*TASK BRIEF*. Begin at the top of the entries below and write out every line through the one containing "plt.rcParams['mathtext.rm'] = 'Lato'", excluding pictures.

Source data
[Start]

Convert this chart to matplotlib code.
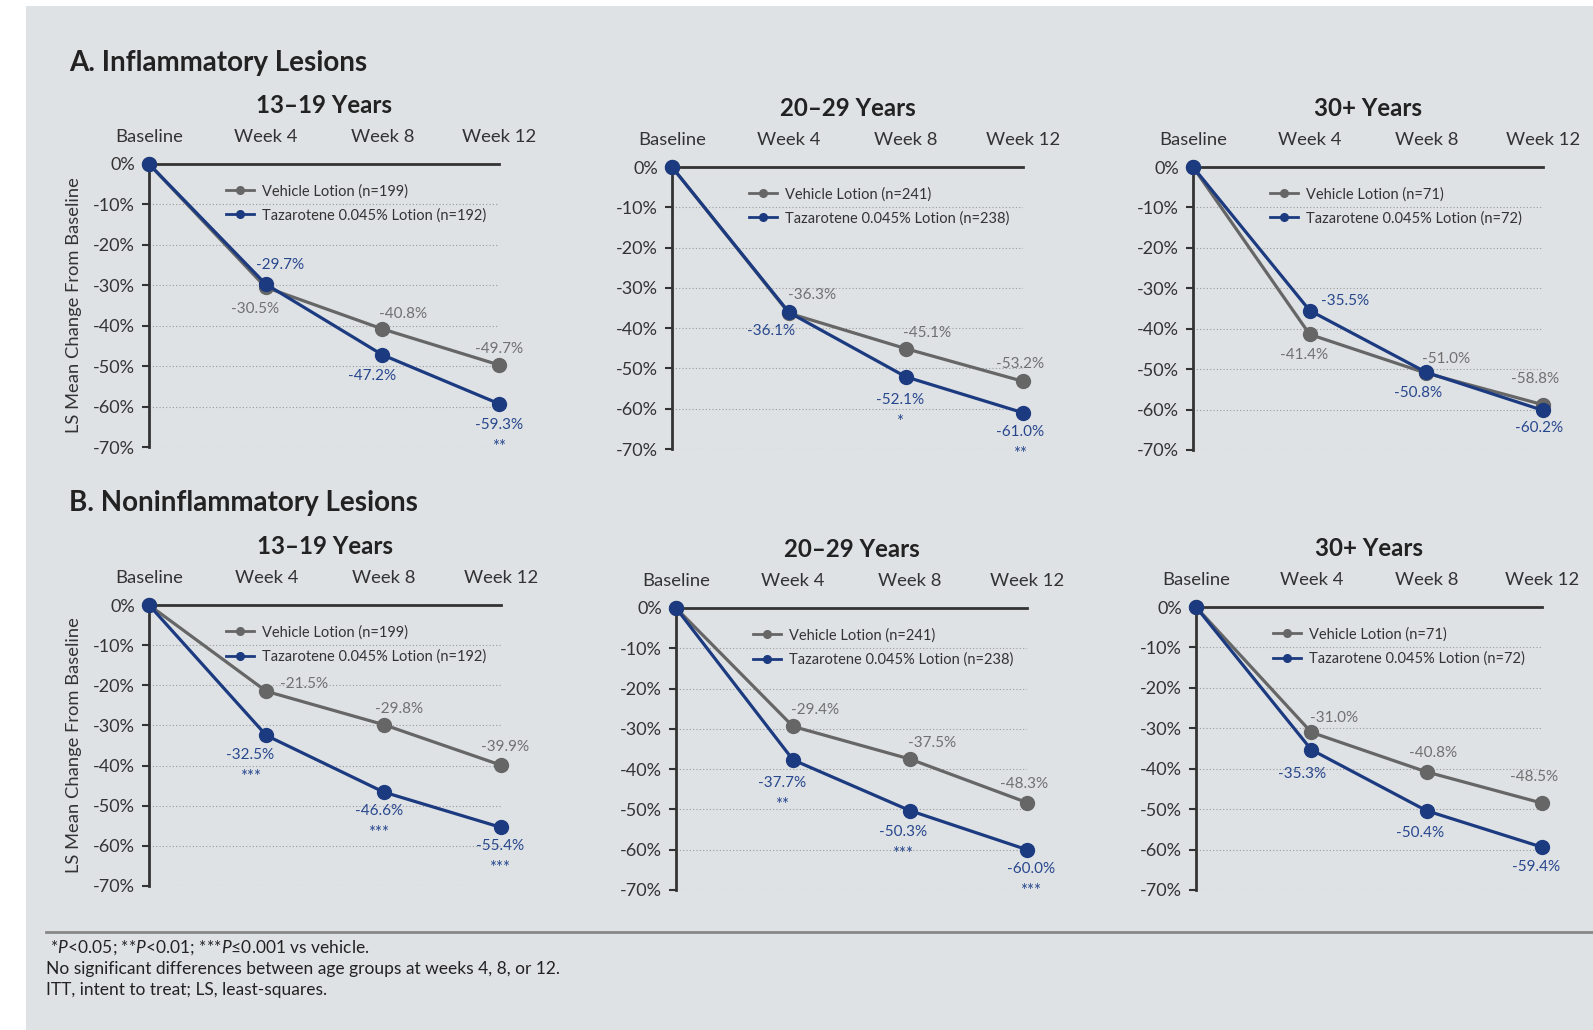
import matplotlib.pyplot as plt
from matplotlib.lines import Line2D
from matplotlib.patches import Rectangle

plt.rcParams['font.family'] = ['Lato', 'DejaVu Sans']
plt.rcParams['mathtext.fontset'] = 'custom'
plt.rcParams['mathtext.it'] = 'Lato:italic'
plt.rcParams['mathtext.rm'] = 'Lato'

# ---- data ----
weeks = ["Baseline", "Week 4", "Week 8", "Week 12"]
age_groups = ["13\u201319 Years", "20\u201329 Years", "30+ Years"]
n_vehicle = [199, 241, 71]
n_taz = [192, 238, 72]

infl_vehicle = [[0, -30.5, -40.8, -49.7],
                [0, -36.3, -45.1, -53.2],
                [0, -41.4, -51.0, -58.8]]
infl_taz = [[0, -29.7, -47.2, -59.3],
            [0, -36.1, -52.1, -61.0],
            [0, -35.5, -50.8, -60.2]]
infl_sig = [["", "", "", "**"],
            ["", "", "*", "**"],
            ["", "", "", ""]]

noninfl_vehicle = [[0, -21.5, -29.8, -39.9],
                   [0, -29.4, -37.5, -48.3],
                   [0, -31.0, -40.8, -48.5]]
noninfl_taz = [[0, -32.5, -46.6, -55.4],
               [0, -37.7, -50.3, -60.0],
               [0, -35.3, -50.4, -59.4]]
noninfl_sig = [["", "***", "***", "***"],
               ["", "**", "***", "***"],
               ["", "", "", ""]]

# ---- layout (pixels) ----
W, H = 1593, 1030
# x baseline, x week12, y 0%, y -70%
boxes = [[(149, 499, 164, 447), (672, 1023, 167, 449), (1193, 1543, 167, 450)],
         [(149, 501, 605, 886), (676, 1027, 608, 890), (1196, 1542, 607, 890)]]

# label offsets in pixels (vehicle, taz) for weeks 4, 8, 12
veh_off = [[[(-11, -22), (21, 15), (0, 16)],
            [(23, 18), (21, 16), (-3, 17)],
            [(-6, -21), (20, 14), (-8, 26)]],
           [[(38, 7), (15, 16), (4, 18)],
            [(22, 16), (22, 16), (-3, 19)],
            [(23, 14), (6, 19), (-8, 26)]]]
taz_off = [[[(14, 19), (-10, -21), (0, -21)],
            [(-18, -19), (-6, -23), (-3, -19)],
            [(35, 10), (-8, -21), (-4, -18)]],
           [[(-16, -20), (-5, -19), (-1, -19)],
            [(-11, -23), (-7, -21), (4, -19)],
            [(-9, -24), (-7, -22), (-6, -20)]]]

GRAY = '#666666'
BLUE = '#1b3a80'
GRAY_TXT = '#707070'
BLUE_TXT = '#27478d'
DARK = '#333333'

fig = plt.figure(figsize=(W / 100, H / 100), dpi=100)
fig.patch.set_facecolor('white')
fig.patches.append(Rectangle((26 / W, 0), 1 - 26 / W, 1 - 6 / H,
                             transform=fig.transFigure, facecolor='#dfe2e5',
                             edgecolor='none', zorder=-10))

sections = [("A. Inflammatory Lesions", infl_vehicle, infl_taz, infl_sig, 63),
            ("B. Noninflammatory Lesions", noninfl_vehicle, noninfl_taz, noninfl_sig, 503)]

x = [0, 1, 2, 3]
for r, (title, veh, taz, sig, ty) in enumerate(sections):
    fig.text(69 / W, 1 - ty / H, title, fontsize=20, fontweight='bold',
             color='#222222', va='center', ha='left')
    for c in range(3):
        x0, x1, y0, y1 = boxes[r][c]
        ax = fig.add_axes([x0 / W, 1 - y1 / H, (x1 - x0) / W, (y1 - y0) / H])
        ax.set_facecolor('none')
        ax.set_xlim(0, 3)
        ax.set_ylim(-70, 0)
        for s in ['bottom', 'right']:
            ax.spines[s].set_visible(False)
        for s in ['top', 'left']:
            ax.spines[s].set_color(DARK)
            ax.spines[s].set_linewidth(2)
        ax.set_yticks(range(-70, 1, 10))
        ax.set_yticklabels([f"{v}%" for v in range(-70, 1, 10)])
        ax.tick_params(axis='y', length=5, width=1.5, color=DARK, pad=5,
                       labelsize=13, labelcolor=DARK)
        ax.set_xticks(x)
        ax.set_xticklabels(weeks)
        ax.tick_params(axis='x', top=True, bottom=False, labeltop=True,
                       labelbottom=False, length=0, pad=14, labelsize=13.3,
                       labelcolor=DARK)
        ax.yaxis.grid(True, linestyle=(0, (1, 2)), color='#9a9a9a', linewidth=0.8)
        ax.set_axisbelow(True)

        ax.plot(x, veh[c], color=GRAY, lw=2.3, marker='o', ms=10, clip_on=False, zorder=3)
        ax.plot(x, taz[c], color=BLUE, lw=2.3, marker='o', ms=10, clip_on=False, zorder=4)

        for i in range(1, 4):
            dx, dy = veh_off[r][c][i - 1]
            ax.annotate(f"{veh[c][i]:.1f}%", (x[i], veh[c][i]), xytext=(dx, dy),
                        textcoords='offset pixels', ha='center', va='center',
                        fontsize=11, color=GRAY_TXT, annotation_clip=False)
            dx, dy = taz_off[r][c][i - 1]
            ax.annotate(f"{taz[c][i]:.1f}%", (x[i], taz[c][i]), xytext=(dx, dy),
                        textcoords='offset pixels', ha='center', va='center',
                        fontsize=11, color=BLUE_TXT, annotation_clip=False)
            if sig[c][i]:
                ax.annotate(sig[c][i], (x[i], taz[c][i]), xytext=(dx, dy - 22),
                            textcoords='offset pixels', ha='center', va='center',
                            fontsize=12, color=BLUE_TXT, annotation_clip=False)

        handles = [Line2D([], [], color=GRAY, lw=2, marker='o', ms=5.5),
                   Line2D([], [], color=BLUE, lw=2, marker='o', ms=5.5)]
        labels = [f"Vehicle Lotion (n={n_vehicle[c]})",
                  f"Tazarotene 0.045% Lotion (n={n_taz[c]})"]
        w, h = x1 - x0, y1 - y0
        ax.legend(handles, labels, loc='upper left', frameon=False,
                  bbox_to_anchor=(77 / w, 1 - 20 / h), borderaxespad=0,
                  borderpad=0, handlelength=1.9, handletextpad=0.6,
                  labelspacing=0.68, fontsize=10.5, labelcolor=DARK)

        ax.set_title(age_groups[c], fontsize=17.3, fontweight='bold',
                     color='#222222', pad=37)
        if c == 0:
            ax.set_ylabel("LS Mean Change From Baseline", fontsize=13.2,
                          color=DARK, labelpad=8)

# separator and footnotes
fig.add_artist(Line2D([46 / W, 1], [1 - 932 / H, 1 - 932 / H],
                      transform=fig.transFigure, color='#888888', lw=2))
foot = [" *$P$<0.05; **$P$<0.01; ***$P$\u22640.001 vs vehicle.",
        "No significant differences between age groups at weeks 4, 8, or 12.",
        "ITT, intent to treat; LS, least-squares."]
for k, line in enumerate(foot):
    fig.text(46 / W, 1 - (948 + 20.8 * k) / H, line, fontsize=12.5,
             color='#222222', va='center', ha='left')

fig.savefig('out.png', dpi=100)
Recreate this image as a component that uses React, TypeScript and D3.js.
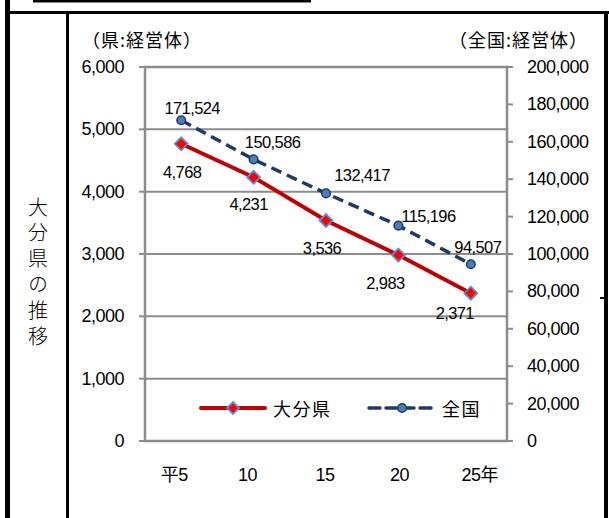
import React from "react";
import * as d3 from "d3";

const categories = ["平5", "10", "15", "20", "25年"];
const oitaValues = [4768, 4231, 3536, 2983, 2371];
const nationalValues = [171524, 150586, 132417, 115196, 94507];
const leftTicks = [0, 1000, 2000, 3000, 4000, 5000, 6000];
const rightTicks = [0, 20000, 40000, 60000, 80000, 100000, 120000, 140000, 160000, 180000, 200000];
const leftUnit = "（県:経営体）";
const rightUnit = "（全国:経営体）";
const sideTitle = "大分県の推移";
const legendNames = ["大分県", "全国"];

// label layout offsets (styling, not data)
const oitaLabelDx = [1, -5, -4, -13, -16];
const oitaLabelDy = [28, 27, 27, 28, 20];
const natLabelDx = [11, 19, 36, 30, 7];
const natLabelDy = [-12, -17, -18, -10, -17];
const catLabelDx = [-7, -6, -1, 1, 9];

const W = 609;
const H = 518;
const plot = { left: 145, right: 507, top: 67, bottom: 441 };
const NUM_FONT = "'Liberation Sans', Arial, 'Noto Sans CJK JP', sans-serif";
const CJK_FONT = "'Noto Sans CJK JP', sans-serif";
const GRAY = "#8c8c8c";
const RED = "#c00000";
const NAVY = "#1f3a64";

export default function App() {
  const x = d3.scaleBand<string>().domain(categories).range([plot.left, plot.right]);
  const cx = (c: string) => (x(c) as number) + x.bandwidth() / 2;
  const yL = d3.scaleLinear().domain([0, 6000]).range([plot.bottom, plot.top]);
  const yR = d3.scaleLinear().domain([0, 200000]).range([plot.bottom, plot.top]);
  const fmt = d3.format(",");

  const oitaLine = d3
    .line<number>()
    .x((_, i) => cx(categories[i]))
    .y((d) => yL(d))(oitaValues) as string;
  const natLine = d3
    .line<number>()
    .x((_, i) => cx(categories[i]))
    .y((d) => yR(d))(nationalValues) as string;

  const diamond = (px: number, py: number, r: number) =>
    `M${px},${py - r}L${px + r},${py}L${px},${py + r}L${px - r},${py}Z`;

  const legendY = 408;

  return (
    <svg
      width={W}
      height={H}
      style={{ position: "absolute", left: 0, top: 0, display: "block", background: "#fff" }}
    >
      <rect x={0} y={0} width={W} height={H} fill="#fff" />
      {/* frame lines */}
      <rect x={33} y={0} width={278} height={2.5} fill="#000" />
      <rect x={5} y={0} width={5} height={H} fill="#000" />
      <rect x={5} y={11} width={W - 5} height={3} fill="#000" />
      <rect x={66} y={11} width={3} height={H - 11} fill="#000" />
      <rect x={604} y={11} width={4} height={H - 11} fill="#000" />
      <rect x={600} y={297} width={4} height={2} fill="#000" />

      {/* side title */}
      <text
        x={38}
        y={197}
        fontFamily={CJK_FONT}
        fontSize={20}
        fontWeight={300}
        letterSpacing={5.8}
        style={{ writingMode: "vertical-rl" }}
        fill="#000"
      >
        {sideTitle}
      </text>

      {/* unit labels */}
      <text x={82} y={47} fontFamily={CJK_FONT} fontSize={18} letterSpacing={1} fill="#000">
        {leftUnit}
      </text>
      <text x={588} y={47} fontFamily={CJK_FONT} fontSize={18} letterSpacing={1} textAnchor="end" fill="#000">
        {rightUnit}
      </text>

      {/* gridlines */}
      {leftTicks
        .filter((t) => t > 0 && t < 6000)
        .map((t) => (
          <line key={t} x1={plot.left} x2={plot.right} y1={yL(t)} y2={yL(t)} stroke={GRAY} strokeWidth={2} />
        ))}
      {/* plot frame */}
      <rect
        x={plot.left}
        y={plot.top}
        width={plot.right - plot.left}
        height={plot.bottom - plot.top}
        fill="none"
        stroke={GRAY}
        strokeWidth={2.5}
      />
      {/* left ticks */}
      {leftTicks.map((t) => (
        <g key={t}>
          <line x1={plot.left - 6} x2={plot.left} y1={yL(t)} y2={yL(t)} stroke={GRAY} strokeWidth={2} />
          <text
            x={124}
            y={yL(t)}
            fontFamily={NUM_FONT}
            fontSize={18}
            letterSpacing={-0.5}
            textAnchor="end"
            dominantBaseline="central"
            fill="#000"
          >
            {fmt(t)}
          </text>
        </g>
      ))}
      {/* right ticks */}
      {rightTicks.map((t) => (
        <g key={t}>
          <line x1={plot.right} x2={plot.right + 6} y1={yR(t)} y2={yR(t)} stroke={GRAY} strokeWidth={2} />
          <text
            x={527}
            y={yR(t)}
            fontFamily={NUM_FONT}
            fontSize={18}
            letterSpacing={-0.5}
            dominantBaseline="central"
            fill="#000"
          >
            {fmt(t)}
          </text>
        </g>
      ))}
      {/* category labels */}
      {categories.map((c, i) => (
        <text
          key={c}
          x={cx(c) + catLabelDx[i]}
          y={481}
          fontFamily={NUM_FONT}
          fontSize={18}
          letterSpacing={-0.5}
          textAnchor="middle"
          fill="#000"
        >
          {c}
        </text>
      ))}

      {/* national line */}
      <path d={natLine} fill="none" stroke={NAVY} strokeWidth={3.5} strokeDasharray="11,6" />
      {nationalValues.map((v, i) => (
        <circle key={i} cx={cx(categories[i])} cy={yR(v)} r={4.3} fill="#4a7ebb" stroke={NAVY} strokeWidth={1.5} />
      ))}
      {/* oita line */}
      <path d={oitaLine} fill="none" stroke={RED} strokeWidth={4} />
      {oitaValues.map((v, i) => (
        <path key={i} d={diamond(cx(categories[i]), yL(v), 6.5)} fill="#ff0000" stroke="#5b8fd0" strokeWidth={1.8} />
      ))}

      {/* data labels */}
      {nationalValues.map((v, i) => (
        <text
          key={i}
          x={cx(categories[i]) + natLabelDx[i]}
          y={yR(v) + natLabelDy[i]}
          fontFamily={NUM_FONT}
          fontSize={16.5}
          letterSpacing={-0.6}
          textAnchor="middle"
          dominantBaseline="central"
          fill="#000"
        >
          {fmt(v)}
        </text>
      ))}
      {oitaValues.map((v, i) => (
        <text
          key={i}
          x={cx(categories[i]) + oitaLabelDx[i]}
          y={yL(v) + oitaLabelDy[i]}
          fontFamily={NUM_FONT}
          fontSize={16.5}
          letterSpacing={-0.6}
          textAnchor="middle"
          dominantBaseline="central"
          fill="#000"
        >
          {fmt(v)}
        </text>
      ))}

      {/* legend */}
      <line x1={201} x2={265} y1={legendY} y2={legendY} stroke={RED} strokeWidth={4} strokeLinecap="round" />
      <path d={diamond(233, legendY, 6)} fill="#ff0000" stroke="#5b8fd0" strokeWidth={1.8} />
      <text x={273} y={legendY} fontFamily={CJK_FONT} fontSize={18} letterSpacing={1.5} dominantBaseline="central" fill="#000">
        {legendNames[0]}
      </text>
      <line
        x1={369}
        x2={432}
        y1={legendY}
        y2={legendY}
        stroke={NAVY}
        strokeWidth={3.5}
        strokeDasharray="11,6"
        strokeLinecap="round"
      />
      <circle cx={402} cy={legendY} r={4.3} fill="#4a7ebb" stroke={NAVY} strokeWidth={1.5} />
      <text x={442} y={legendY} fontFamily={CJK_FONT} fontSize={18} letterSpacing={1.5} dominantBaseline="central" fill="#000">
        {legendNames[1]}
      </text>
    </svg>
  );
}
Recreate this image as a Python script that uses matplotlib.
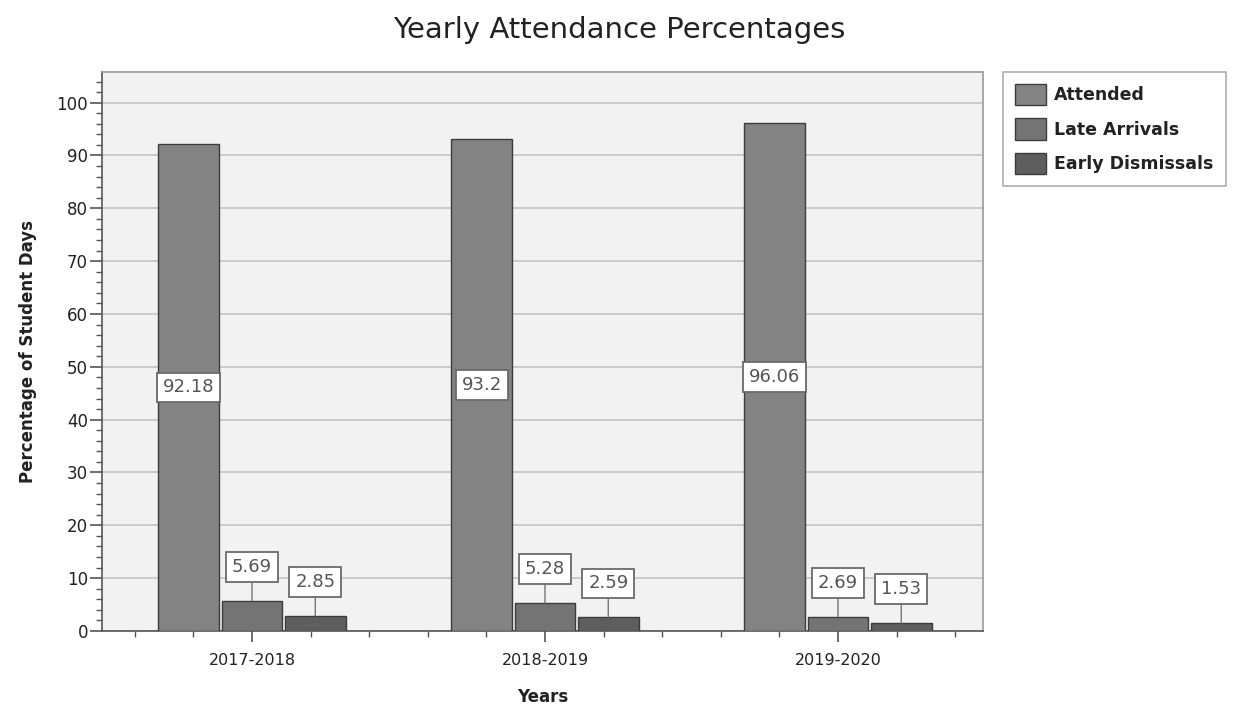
import matplotlib
matplotlib.use("Agg")
import matplotlib.pyplot as plt
from matplotlib.ticker import MultipleLocator
import numpy as np

years = ["2017-2018", "2018-2019", "2019-2020"]
series_names = ["Attended", "Late Arrivals", "Early Dismissals"]
attended = [92.18, 93.2, 96.06]
late_arrivals = [5.69, 5.28, 2.69]
early_dismissals = [2.85, 2.59, 1.53]
series_values = [attended, late_arrivals, early_dismissals]

colors = ["#838383", "#747474", "#5e5e5e"]
edge = "#3c3c3c"

plt.rcParams['font.family'] = ['DejaVu Sans']

fig = plt.figure(figsize=(12.34, 7.11), dpi=100)
ax = fig.add_axes([102/1234, 1-631/711, (983-102)/1234, (631-72)/711])
ax.set_facecolor("#f2f2f2")

x = np.arange(len(years))
step = 0.216
width = 0.207
handles = []
for i, (name, vals) in enumerate(zip(series_names, series_values)):
    pos = x + (i - 1) * step
    b = ax.bar(pos, vals, width, color=colors[i], edgecolor=edge, linewidth=1.0,
               label=name, zorder=3)
    handles.append(b)
    for xp, v in zip(pos, vals):
        txt = f"{v:g}"
        bbox = dict(boxstyle="square,pad=0.32", fc="white", ec="#6a6a6a", lw=1.3)
        if v > 20:
            ax.annotate(txt, (xp, v / 2), ha="center", va="center", fontsize=13,
                        color="#555555", bbox=bbox, zorder=5)
        else:
            ax.annotate(txt, (xp, v), xytext=(0, 24.5), textcoords="offset points",
                        ha="center", va="center", fontsize=13, color="#555555",
                        bbox=bbox, zorder=5,
                        arrowprops=dict(arrowstyle="-", color="#777777", lw=1.0,
                                        shrinkA=0, shrinkB=0))

ax.set_xlim(-0.512, 2.495)
ax.set_ylim(0, 105.8)
ax.yaxis.set_major_locator(MultipleLocator(10))
ax.yaxis.set_minor_locator(MultipleLocator(2))
ax.set_xticks(x)
ax.set_xticklabels(years, fontsize=11.5, color="#222222")
ax.xaxis.set_minor_locator(MultipleLocator(0.2))
ax.tick_params(axis="y", which="major", length=9, width=1.2, color="#555555",
               labelsize=12, labelcolor="#222222", pad=1)
ax.tick_params(axis="y", which="minor", length=4, width=1.0, color="#555555")
ax.tick_params(axis="x", which="major", length=8, width=1.2, color="#555555", pad=8)
ax.tick_params(axis="x", which="minor", length=4, width=1.0, color="#555555")

ax.grid(axis="y", which="major", color="#c4c4c4", lw=1.2, zorder=0)
for side, sp in ax.spines.items():
    sp.set_color("#9a9a9a")
    sp.set_linewidth(1.2)
ax.spines["left"].set_color("#555555")
ax.spines["bottom"].set_color("#555555")

ax.set_ylabel("Percentage of Student Days", fontsize=12, fontweight="bold",
              color="#222222", labelpad=14)
ax.set_xlabel("Years", fontsize=12, fontweight="bold", color="#222222", labelpad=14)

fig.text(0.502, 1 - 30/711, "Yearly Attendance Percentages", ha="center", va="center",
         fontsize=21, color="#222222")

leg = fig.legend(handles=handles, labels=series_names, loc="upper left",
                 bbox_to_anchor=(1003/1234, 1 - 72/711),
                 prop=dict(size=12.5, weight="bold"),
                 frameon=True, fancybox=False, edgecolor="#9a9a9a",
                 handlelength=1.75, handleheight=1.5, handletextpad=0.5,
                 labelspacing=0.75, borderpad=0.7, borderaxespad=0)
leg.get_frame().set_linewidth(1.2)
for t in leg.get_texts():
    t.set_color("#222222")

fig.savefig("out.png", dpi=100, facecolor="white")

[End]

*EXERCISE RESULT*.
Convert this chart to matplotlib code.
import matplotlib.pyplot as plt
from matplotlib.lines import Line2D
from matplotlib.patches import Rectangle

plt.rcParams['font.family'] = ['Lato', 'DejaVu Sans']
plt.rcParams['mathtext.fontset'] = 'custom'
plt.rcParams['mathtext.it'] = 'Lato:italic'
plt.rcParams['mathtext.rm'] = 'Lato'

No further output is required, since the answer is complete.